Schrodinger Flow Near Harmonic Maps
S. Gustafson, K. Kang, T. -P. Tsai
TL;DR
We address the Schrödinger flow $u_t = u\times \Delta u$ from $\mathbb{R}^2$ to $\mathbb{S}^2$ in the $m$-equivariant, energy-critical setting, focusing on initial data with energy near the harmonic-map minimum $4\pi|m|$. The authors construct a nonlinear modulation projection onto the harmonic-map orbit $\mathcal{O}_m$ and show orbital stability: solutions remain near $\mathcal{O}_m$ up to the maximal existence time.

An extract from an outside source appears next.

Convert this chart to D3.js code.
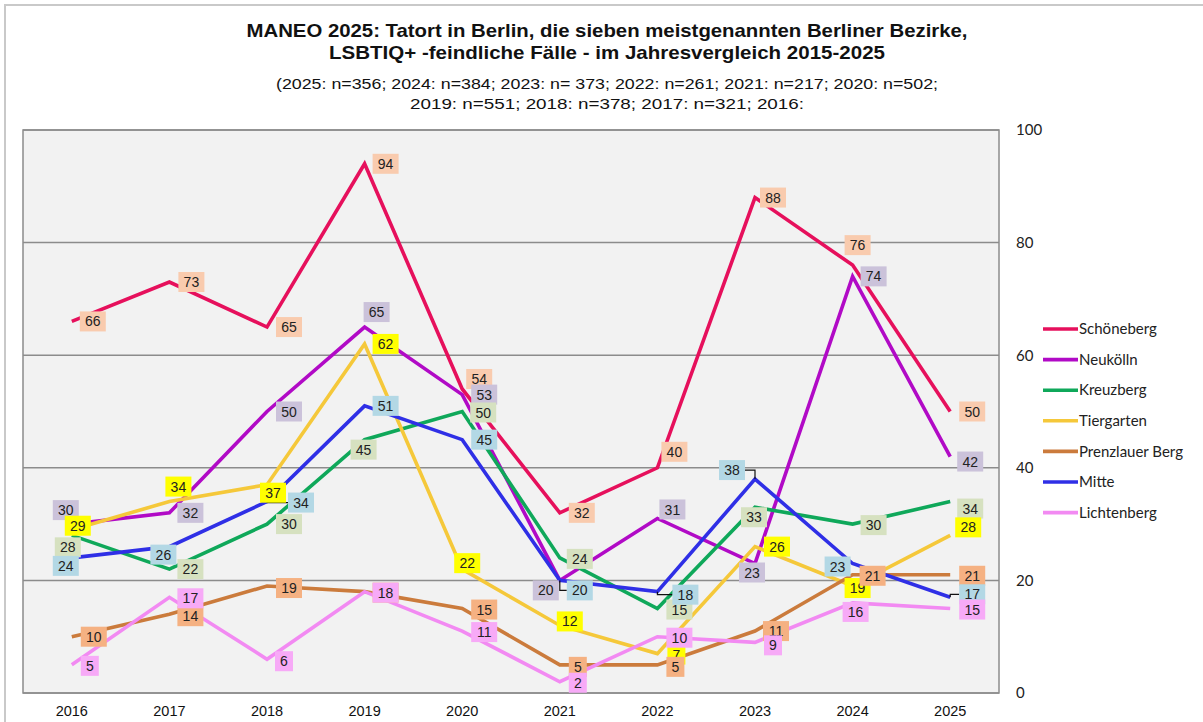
<!DOCTYPE html>
<html>
<head>
<meta charset="utf-8">
<script src="https://cdn.jsdelivr.net/npm/d3@7"></script>
<style>
  body { margin: 0; background: #fff; }
  svg { display: block; }
  .lbl text { font-family: "Liberation Sans", Arial, sans-serif; font-size: 14px; fill: #222; }
</style>
</head>
<body>
<svg id="chart" width="1203" height="722"></svg>
<script>
'use strict';

// data
const years = ["2016","2017","2018","2019","2020","2021","2022","2023","2024","2025"];
const districts = ["Schöneberg","Neukölln","Kreuzberg","Tiergarten","Prenzlauer Berg","Mitte","Lichtenberg"];
const schoeneberg    = [66, 73, 65, 94, 54, 32, 40, 88, 76, 50];
const neukoelln      = [30, 32, 50, 65, 53, 20, 31, 23, 74, 42];
const kreuzberg      = [28, 22, 30, 45, 50, 24, 15, 33, 30, 34];
const tiergarten     = [29, 34, 37, 62, 22, 12,  7, 26, 19, 28];
const prenzlauerBerg = [10, 14, 19, 18, 15,  5,  5, 11, 21, 21];
const mitte          = [24, 26, 34, 51, 45, 20, 18, 38, 23, 17];
const lichtenberg    = [ 5, 17,  6, 18, 11,  2, 10,  9, 16, 15];
const yTicks = [0, 20, 40, 60, 80, 100];

const series = [schoeneberg, neukoelln, kreuzberg, tiergarten, prenzlauerBerg, mitte, lichtenberg];

// styles
const lineColors  = ["#e6105c", "#b10ac6", "#0fa85a", "#f5c83a", "#cb7b3c", "#2f2fe6", "#f28af2"];
const labelColors = ["#f9cbae", "#cbc2da", "#d6e1c0", "#ffff00", "#f5b182", "#b3d8e5", "#f7aaf7"];

// label placement relative to the point: [dx, dy, leader]
const labelOffsets = [
  [[21,0],[22,0],[22,0],[21,0],[17,-10],[22,0],[17,-16],[18,0],[5,-20],[22,0]],
  [[-6,-14],[21,0],[22,0],[12,-15],[22,0],[-14,10],[15,-9],[-3,9],[21,0],[20,5]],
  [[-4,12],[21,0],[22,0],[-1,10],[21,1],[20,1],[22,1],[-1,10],[21,1],[20,7]],
  [[6,-4],[9,-15],[6,8],[21,0],[5,-6],[10,-4],[19,1],[22,0],[5,2],[18,-8]],
  [[22,0],[21,2],[22,2],[21,1],[22,1],[18,2],[18,2],[21,0],[20,1],[22,1]],
  [[-6,8],[-6,8],[34,1,1],[21,0],[22,0],[20,10,1],[28,3,1],[-23,-9,1],[-15,3],[22,-3,1]],
  [[18,1],[21,1],[17,2],[21,1],[22,1],[18,1],[22,1],[18,3],[3,9],[22,1]]
];

const svg = d3.select("#chart");
const plotLeft = 23, plotRight = 999, plotTop = 130, plotBottom = 693;

const x = d3.scaleBand().domain(years).range([plotLeft, plotRight]).paddingInner(0);
const cx = d => x(d) + x.bandwidth() / 2;
const y = d3.scaleLinear().domain([0, 100]).range([plotBottom, plotTop]);

// outer frame
svg.append("rect").attr("x", 5).attr("y", 5).attr("width", 1230).attr("height", 740)
  .attr("fill", "none").attr("stroke", "#c9c9c9").attr("stroke-width", 2);

// title
const titles = [
  {t: "MANEO 2025: Tatort in Berlin, die sieben meistgenannten Berliner Bezirke,", y: 37, w: 721, s: 19, b: true},
  {t: "LSBTIQ+ -feindliche Fälle - im Jahresvergleich 2015-2025", y: 59, w: 556, s: 19, b: true},
  {t: "(2025: n=356; 2024: n=384; 2023: n= 373; 2022: n=261; 2021: n=217; 2020: n=502;", y: 89, w: 662, s: 15, b: false},
  {t: "2019: n=551; 2018: n=378; 2017: n=321; 2016:", y: 109, w: 394, s: 15, b: false}
];
svg.selectAll("text.title").data(titles).join("text")
  .attr("class", "title")
  .attr("x", 607).attr("y", d => d.y)
  .attr("text-anchor", "middle")
  .attr("textLength", d => d.w).attr("lengthAdjust", "spacingAndGlyphs")
  .style("font-family", "'Liberation Sans', Arial, sans-serif")
  .style("font-size", d => d.s + "px")
  .style("font-weight", d => d.b ? "bold" : "normal")
  .style("fill", "#111")
  .text(d => d.t);

// plot area
svg.append("rect").attr("x", plotLeft).attr("y", plotTop).attr("width", plotRight - plotLeft).attr("height", plotBottom - plotTop)
  .attr("fill", "#f2f2f2");

svg.append("g").selectAll("line").data(yTicks).join("line")
  .attr("x1", plotLeft).attr("x2", plotRight)
  .attr("y1", d => y(d)).attr("y2", d => y(d))
  .attr("stroke", "#8c8c8c").attr("stroke-width", 1.5);

svg.append("rect").attr("x", plotLeft).attr("y", plotTop).attr("width", plotRight - plotLeft).attr("height", plotBottom - plotTop)
  .attr("fill", "none").attr("stroke", "#8c8c8c").attr("stroke-width", 1.5);

// axes
const yAxis = svg.append("g").attr("transform", `translate(${plotRight + 14},0)`)
  .call(d3.axisRight(y).tickValues(yTicks).tickSize(0).tickPadding(3));
yAxis.select(".domain").remove();
yAxis.selectAll("text").style("font-family", "Lato, 'Open Sans', sans-serif").style("font-size", "15px").attr("fill", "#222");

const xAxis = svg.append("g").attr("transform", `translate(0,${plotBottom})`)
  .call(d3.axisBottom(x).tickSize(0).tickPadding(13));
xAxis.select(".domain").remove();
xAxis.selectAll("text").style("font-family", "'Liberation Sans', Arial, sans-serif").style("font-size", "14.5px").attr("fill", "#111");

// lines
const line = d3.line().x((d, i) => cx(years[i])).y(d => y(d));
svg.append("g").selectAll("path").data(series).join("path")
  .attr("d", line)
  .attr("fill", "none")
  .attr("stroke", (d, i) => lineColors[i])
  .attr("stroke-width", 3.6)
  .attr("stroke-linejoin", "miter");

// data labels
const labels = [];
series.forEach((vals, s) => vals.forEach((v, i) => {
  const o = labelOffsets[s][i];
  labels.push({s, v, px: cx(years[i]), py: y(v), dx: o[0], dy: o[1], leader: o[2]});
}));

const lg = svg.append("g").attr("class", "lbl");
labels.filter(d => d.leader).forEach(d => {
  const lx = d.px + d.dx, ly = d.py + d.dy;
  const hw = String(d.v).length * 4 + 5;
  const edge = d.dx > 0 ? lx - hw : lx + hw;
  lg.append("path")
    .attr("d", `M${d.px},${d.py}V${ly}H${edge}`)
    .attr("fill", "none").attr("stroke", "#111").attr("stroke-width", 1.2);
});

const lab = lg.selectAll("g.l").data(labels).join("g")
  .attr("class", "l")
  .attr("transform", d => `translate(${d.px + d.dx},${d.py + d.dy})`);
lab.append("rect")
  .attr("x", d => -(String(d.v).length * 4 + 5))
  .attr("y", -10)
  .attr("width", d => 2 * (String(d.v).length * 4 + 5))
  .attr("height", 20)
  .attr("fill", d => labelColors[d.s]);
lab.append("text")
  .attr("text-anchor", "middle")
  .attr("dy", "0.36em")
  .text(d => d.v);

// legend
const leg = svg.append("g").attr("transform", "translate(1043,329)");
const li = leg.selectAll("g").data(districts).join("g")
  .attr("transform", (d, i) => `translate(0,${i * 30.6})`);
li.append("line").attr("x1", 0).attr("x2", 35).attr("y1", 0).attr("y2", 0)
  .attr("stroke", (d, i) => lineColors[i]).attr("stroke-width", 3.6);
li.append("text").attr("x", 36).attr("dy", "0.35em")
  .style("font-family", "Lato, 'Open Sans', sans-serif").style("font-size", "15px")
  .attr("fill", "#222")
  .text(d => d);
</script>
</body>
</html>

They establish a sharp blow-up criterion: finite-time blow-up occurs if and only if the length-scale $s(t)$ of the nearest harmonic map collapses to zero, with the opposite scenario yielding global behavior. The analysis combines a Hasimoto-type reduction, modulation equations, and Strichartz estimates to convert energy excess into precise control of the perturbation.
Abstract
For the Schr\"odinger flow from $R^2 \times R^+$ to the 2-sphere $S^2$, it is not known if finite energy solutions can blow up in finite time. We study equivariant solutions whose energy is near the energy of the family of equivariant harmonic maps. We prove that such solutions remain close to the harmonic maps until the blow up time (if any), and that they blow up if and only if the length scale of the nearest harmonic map goes to zero.